MS NOW host Catherine Rampell took a sharp jab at President Donald Trump on Sunday for skipping the annual Conservative Political Action Conference (CPAC) convention for the first time in nearly a decade, suggesting he did so to avoid embarrassing optics tied to his “obsession” with crowd sizes.
“If we know anything about Donald Trump, it is his obsession with a handful of fairly specific things: gold plating, the Village People, and of course, crowd sizes. So you can only imagine how he must feel seeing this split screen,” Rampell said on MS NOW’s “The Weekend Primetime,” queuing up a split-screen video of the massive No Kings rallies and the CPAC event in Texas.

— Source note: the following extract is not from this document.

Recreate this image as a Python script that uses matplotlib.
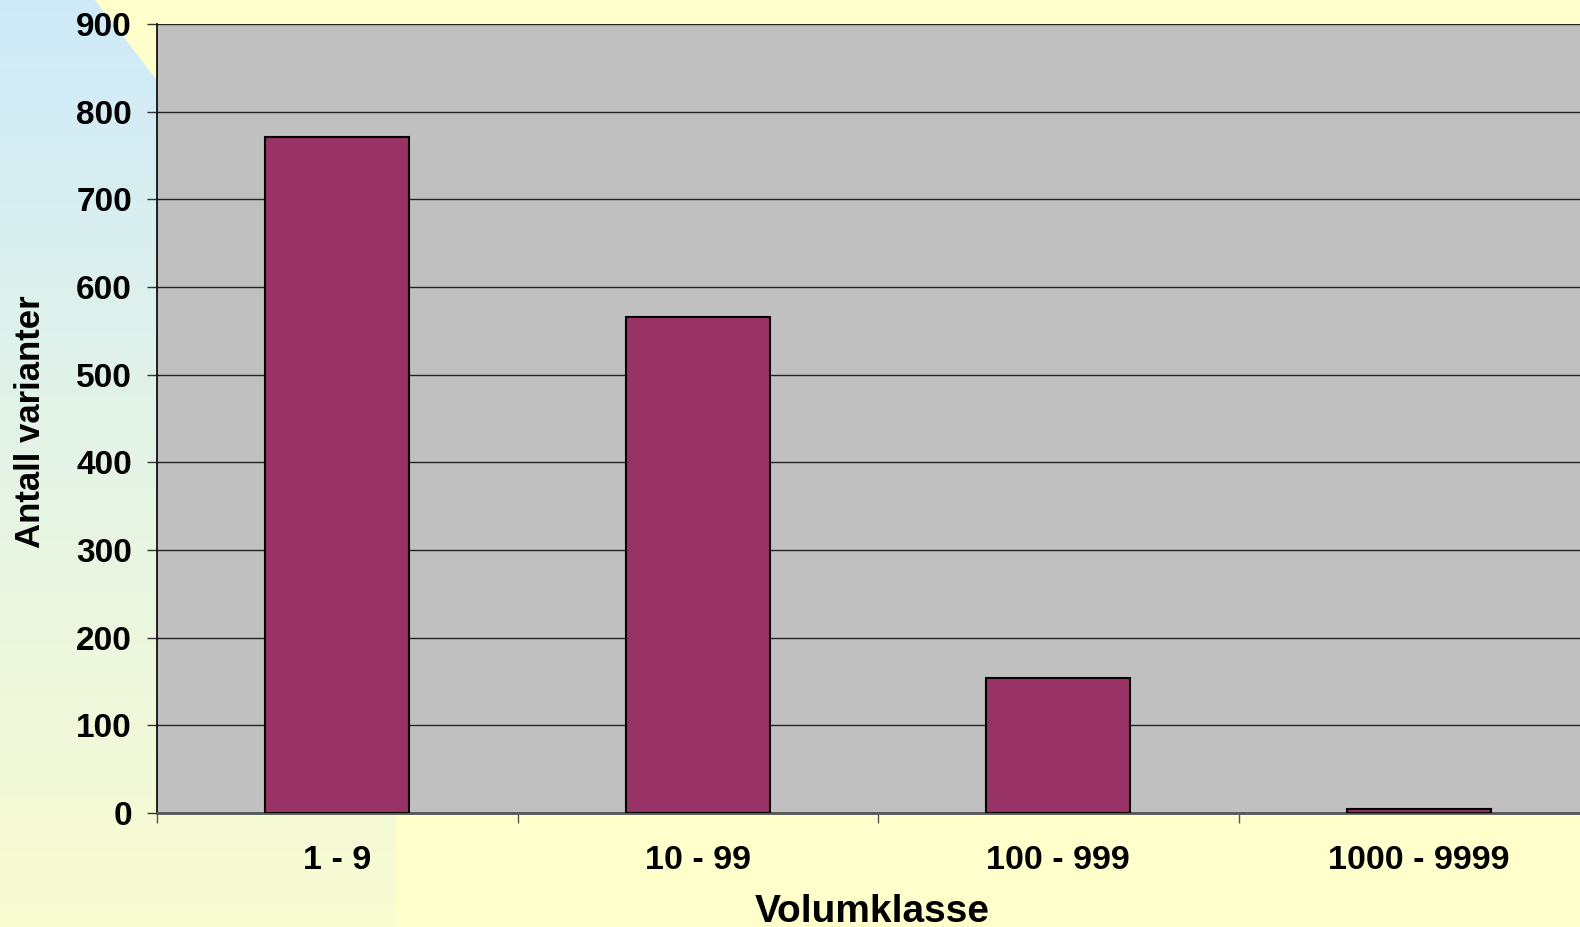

“On the left side, you have the absolutely massive No Kings day protests which took over small towns, big cities all over the place, all around the world. Organizers say at least eight million people showed up. And then on the right side of your screen you have CPAC. Womp, womp. Notice a difference?”
This year’s CPAC conference notably does not have either Trump or any of his children speaking at the event, often a strong draw for conservatives to attend the event. Turnout appears to have suffered as a result, Mother Jones reported.
“It’s sh----,” said GOP delegate Warner Kimo Sutton of the event’s turnout, speaking with Mother Jones. “Last time this place was packed.”